Ernst & Young could receive the biggest fine in the Joint Disciplinary
Scheme’s history as a result of its record on auditing Equitable Life.
Sources familiar with the case said that the allegations were among the most
serious the JDS has brought. The largest fine in the tribunal’s history so far
is Coopers & Lybrand’s, which had to pay £1.2m in fines and more than £2m in
costs for its role in the Maxwell affair.
The case is set to be heard in private next year, with a QC involved in the
Shipman enquiry and the Ladbroke Grove rail disaster due to preside.
Roger Henderson QC is a former chairman of Joint Disciplinary Tribunals. He
presided in the JDS’s Coopers & Lybrand/Maxwell enquiry.
The charges brought against E&Y are much broader than criticisms made by
Equitable itself in its recent negligence action.
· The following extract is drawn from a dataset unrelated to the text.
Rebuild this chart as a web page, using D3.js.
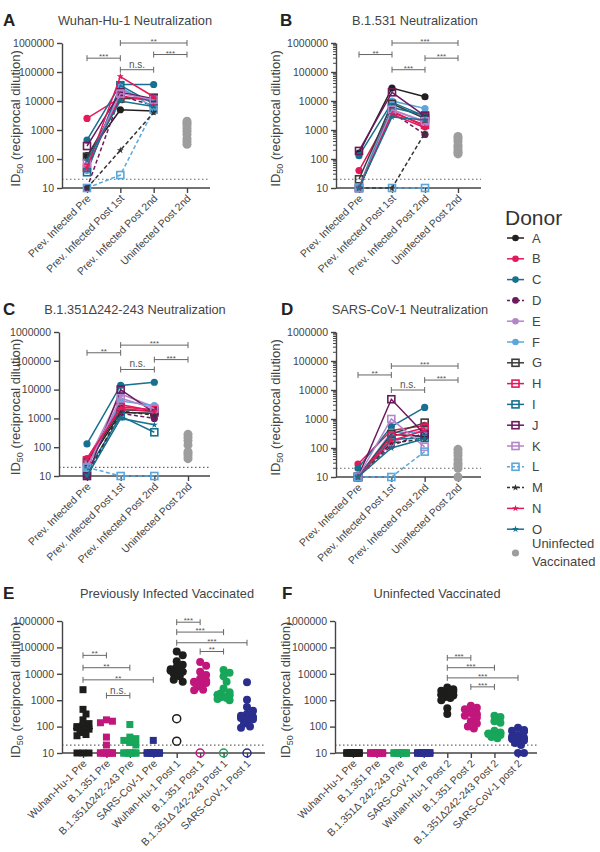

The JDS complaints concern 11 different audits from 1990 to 2000 and a
general complaint in relation to a ‘failure to understand [Equitable’s]
Equitable’s own action concerned audits over the three years 1998, 1999 and
2000, and specific failures to include provisions for guaranteed annuity rates.
The case was settled recently, with the two sides dropping the action and each
side paying their own costs.
Victoria Cochrane, general counsel for E&Y, said: ‘We are surprised by
these comments, given that this is at a very early stage and we haven’t even
seen the evidence on which the complaints are based.’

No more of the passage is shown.